Imagine, if you will, that Maria Sharapova had given a slightly different press conference. Imagine that she had come out to that podium in Los Angeles and said, not that she had failed a drug test, but that a drug that she had been taking for a long time, meldonium, had recently been banned by WADA. Upon seeing it on the list, she had stopped taking it. She just wanted to clear that up for everyone, so there'd be no question about her integrity.
(After she stepped away from the cameras, she pulled out her cellphone and called me. "That went well, I think," she said.
"Maria," I said. "This is getting creepy. We've never met. Please stop calling me.")

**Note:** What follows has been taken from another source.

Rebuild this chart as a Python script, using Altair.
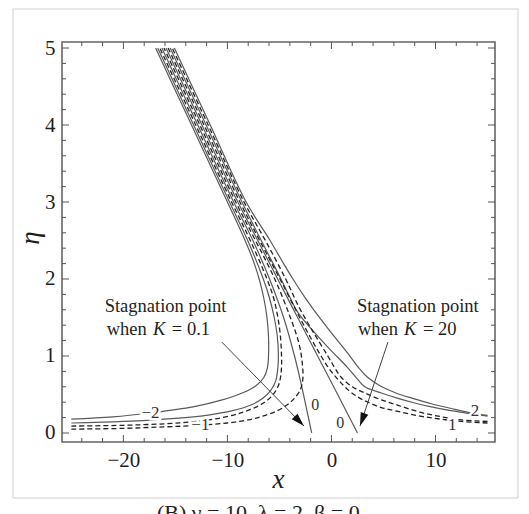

Now imagine that the rest of the story was pretty much the same: she gave the same rationale for using the drug, described the same duration of usage. The same Latvian drug company came out afterward to say that the way Maria described using the drug was unusual, that it was meant for more short- and medium-term use.
Imagine, too, that the same slew of Russian athletes who are right now failing drug tests right and left continued to fail these drug tests.
In this parallel universe, you would, as here, be hard pressed to conclude that Maria was taking the drug for any reason beside its performance-enhancing benefits. You understand why all these athletes have been using it. You aren't an idiot; it's not like they all have heart trouble.
In this parallel universe, Maria broke no rule. Indeed, the tennis governing bodies confirm that she didn't at any point fail a drug test. She said she stopped taking it and she did. Now I ask you: Is Maria a doper or not?